Still other trade-offs and tensions intrude on doing policy analysis and giving policy advice to governments. A study by federal officials in the mid-1990s identified some well-known and traditional strains and conflicts, including between line and staff relations generally, in work cultures and relations between communication roles and policy analyst roles, between research scientists and policy advisors, between program managers and program evaluators on the value of formal evaluations, between departments with dissimilar mandates and worldviews sharing a policy area, between government officials and external groups differing over the purpose and intended outcome of consultations (Anderson 1996). In a similar manner, a study of experienced senior public servants in the Saskatchewan government on policy capacity, found tensions between the centre (central agencies and cabinet committees) and departments; departmental policy units “guilty of excluding operational considerations from their deliberations;” trade-offs between community input and the need for timely government action; and frustrations in working horizontally on issues due to the existence of strong “departmental loyalties” (Rasmussen 1996: 344 and 341).

On this last issue, I noted years ago that some policy advisory groups in the federal bureaucracy arose not simply to rationalize the government’s policy process, but so that departments could better integrate their internal activities and protect their “turf” from encroaches by central agencies and cabinet (Prince 1979: 291-92).

As a consequence, such tensions hinder departmental and government-wide policy development and program implementation, frustrate and discourage staff and publics, strain inter-organizational relations, and unfortunately as well create or perpetuate stereotypes of government staff, community groups and agency types. If these tensions and challenges to “speaking truth to power” were not enough, the context of public service policy advising changed dramatically in the last few decades.
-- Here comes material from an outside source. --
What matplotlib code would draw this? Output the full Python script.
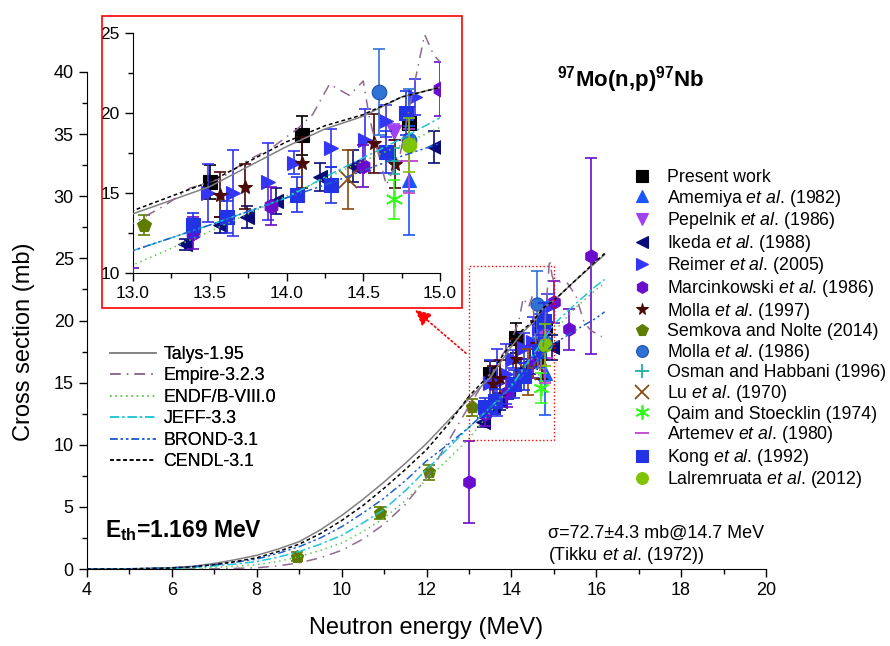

A CHANGING CONTEXT OF POLICY ADVICE IN CANADA

Changes in the context and content of Canadian politics and government through the 1980s and 1990s have shifted public service policy advice from speaking truth to power toward what we may describe as many actors sharing many truths. I examine each of these approaches in turn, describing them and offering some criticisms, as well as note trends in Canada that relate to this altered context of policy advising.

Speaking Truth to Power as a Model of Policy Advising

Speaking truth to power, as already noted, is a widely held view in the literature of what policy analysis is as art and craft. This conception of policy advice highlights the relation between, and respective roles of policy advisors and elected officials in government. In the words of Wildavsky, who popularized the phrase and the model of policy advice implicitly linked with it, “speaking truth to power remains the ideal of analysts who hope they have the truth, but realize they have not (and, in a democracy, should not have) power” (Wildavsky 1979: 12). So, while Wildavsky held that facts and values are inseparable in analysis and action, he did posit a separation between the knowledge of the advisor and the authority of the elected decision maker. A contrasting view, expressed by Michel Foucault among others, is that truth and power intertwine. Truth is not outside power or lacking in power itself. Policy advising lies within relations of power (Foucault 1980). We also know that the power of cabinet ministers can be fluid and changing, due to cabinet shuffles, elections, shifting government priorities, scandals, crises and other unanticipated challenges.